Fare l’allenatore della nazionale deve essere un mestiere difficile, me ne rendo conto. Sopratutto se alle spalle non hai una Federazione solida, con un programma chiaro tra le mani. Leggere alla voce Germania per maggiori informazioni. Ma la storia dice altro e spesso le nostre vittorie sono state più il frutto dell’orgoglio che ci rappresenta, vedi 2006, che di un progetto partito da lontano. Ci ha provato Cesare Prandelli, ha messo le basi del gruppo in un buon Europeo, ma poi il castello è saltato per aria, anche per colpa sua, a parer mio.

Ultimamente sento e leggo le sue interviste, e mi sembra di ascoltare un uomo che ha da togliersi molti sassolini dalle scarpe. Non a torto probabilmente, ma questo la dice lunga sulla qualità delle sue relazioni con il gruppo. Chiariamo subito: avere buon rapporti con Balotelli non deve essere semplice, non ci è riuscito nemmeno Mourinho, e così via con altri caratteri come quello di Cassano. Già fu un miracolo nel 2012 tirare fuori il meglio da questi due e farli rendere con non mai. Ri-leggere alla voce Germania.

Eppure dovevamo capirlo che il Mondiale non era iniziato sotto buoni auspici: le frecciatine su Twitter di Pepito Rossi, le frasi non proprio dolci di Criscito, i malumori di Balotelli. Come è stato gestito da Prandelli tutto questo? Non mi piace molto il tono delle interviste nei confronti dell’ex CT. Si parla di lato umano, di come lui si sente quando si guarda allo specchio. No, non sono d’accordo. Non andrebbe nemmeno posta la domanda. Sulle qualità umane Prandelli ha dimostrato di essere una persona di grande valore ben al di là delle questioni calcistiche, e questo lo sanno tutti.

Parliamo di altro allora: di un codice etico sbandierato e che non ha mai funzionato, altrimenti qualche giocatore non sarebbe nemmeno partito per il Mondiale, di un rapporto idilliaco con la stampa che all’improvviso è diventato problematico, di una squadra tecnicamente in difficoltà e che ad un certo punto ha iniziato una guerra tra giovani e senatori. Quando il mix non è quello giusto succede questo. Scegliere i senatori è una questione molto delicata: devi capire chi sono quelli che si metteranno a disposizione e non di traverso. E Prandelli, a parer mio, questo non l’ha capito.

Bearzot nel Mondiale del 1982 chiamò Franco Selvaggi come quarta punta e avrebbe portato anche Bettega che disse “no grazie“. Si affidò ai suoi uomini, quelli come Zoff che ad un certo punto gli dissero “Fa giocare il ragazzo (Bergomi), è in stato di grazia. Fagli marcare il più forte“. Ma quello che mi ha sorpreso di più è stata la gestione della comunicazione.
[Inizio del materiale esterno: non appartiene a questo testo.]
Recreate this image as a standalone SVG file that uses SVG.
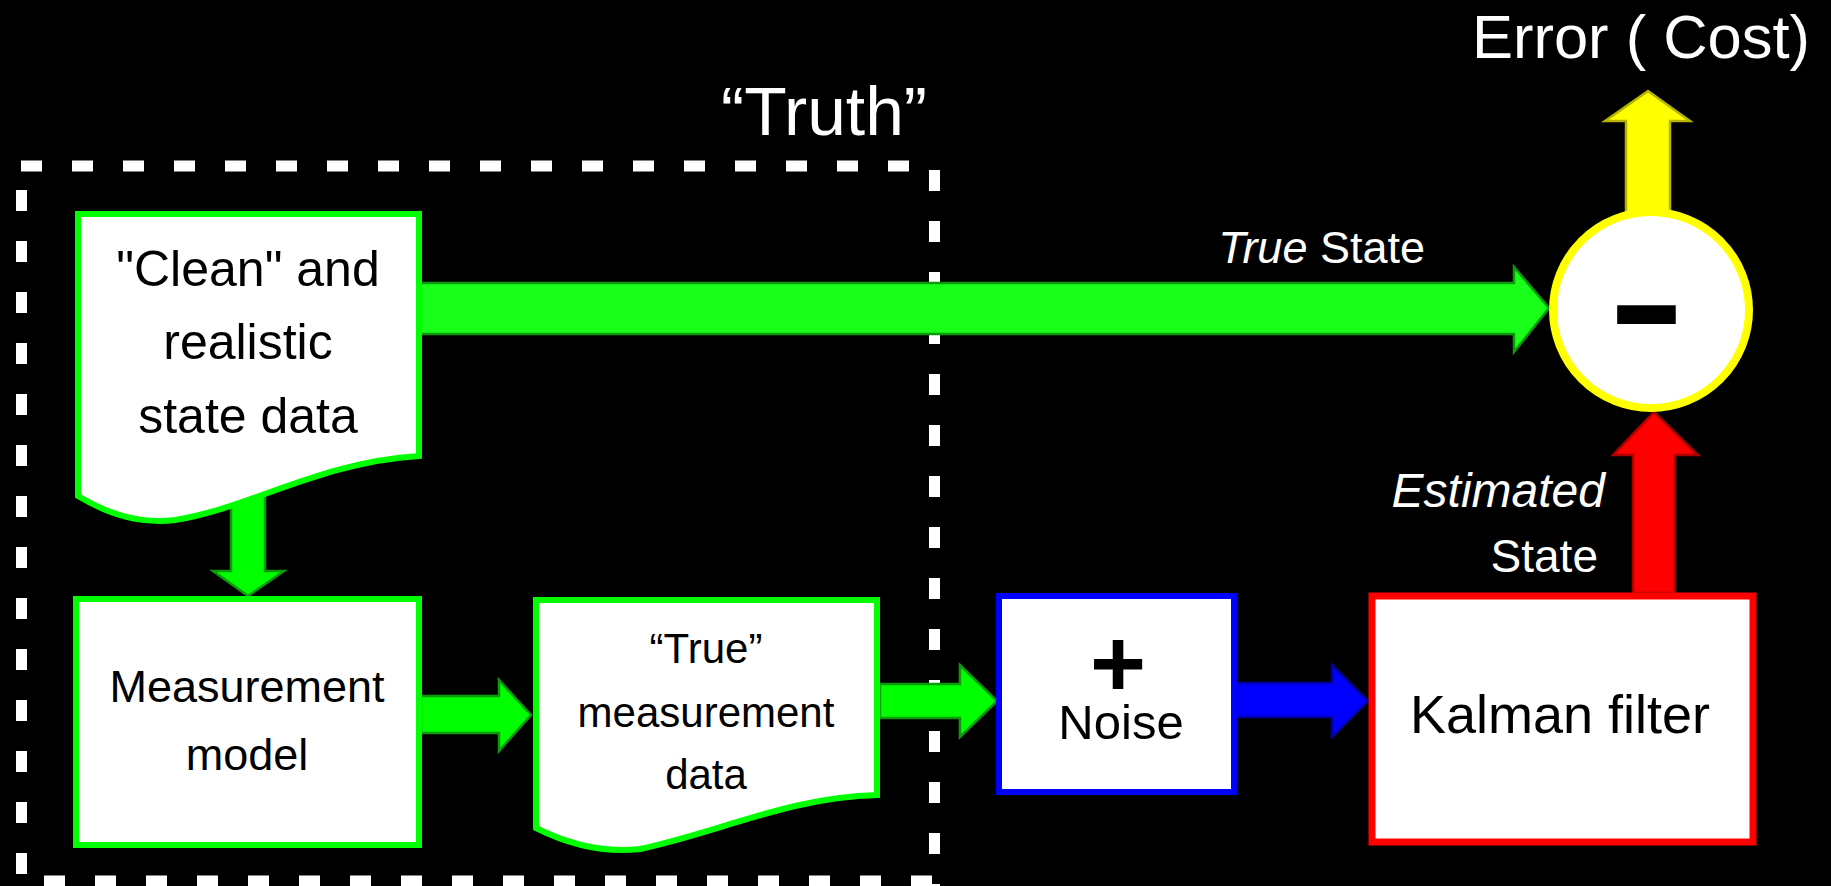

Non parlo di errori, ma di punti sui quali migliorare. Non è più accettabile, nel 2014, che i tesserati, prima e dopo un mondiale, dicano tutto ciò che gli passa per la testa su Twitter e sui Social. Questo non è da codice etico, la Federazione ha il dovere di controllare che i propri tesserati rispettino una policy, se c’è.

Al tempo stesso non trovo accettabile che un allenatore dimissionario sparli dei propri giocatori, riversando su di loro la colpa di un fallimento dopo essersi accasato in una nuova società. Non trovo nemmeno etico che chiami a sé una una responsabile comunicazione appena tesserata con un’altra squadra (Silvia Berti con il Bari) per portarla con sé sul Bosforo. La nuova Federazione, che mi auguro fortemente sia rappresentata da Demetrio Albertini, impari questa lezione. Conte è già segnalato sulla strada del PSG, c’è da scegliere un allenatore (tra i migliori) che rilanci l’immagine dell’Italia, che abbia idee chiare e riesca a portarle avanti. Non è l’eliminazione il vero problema, nel calcio ci sta. È quello che c’è stato dopo: il codice etico che diventa codice patetico. Rialziamoci subito.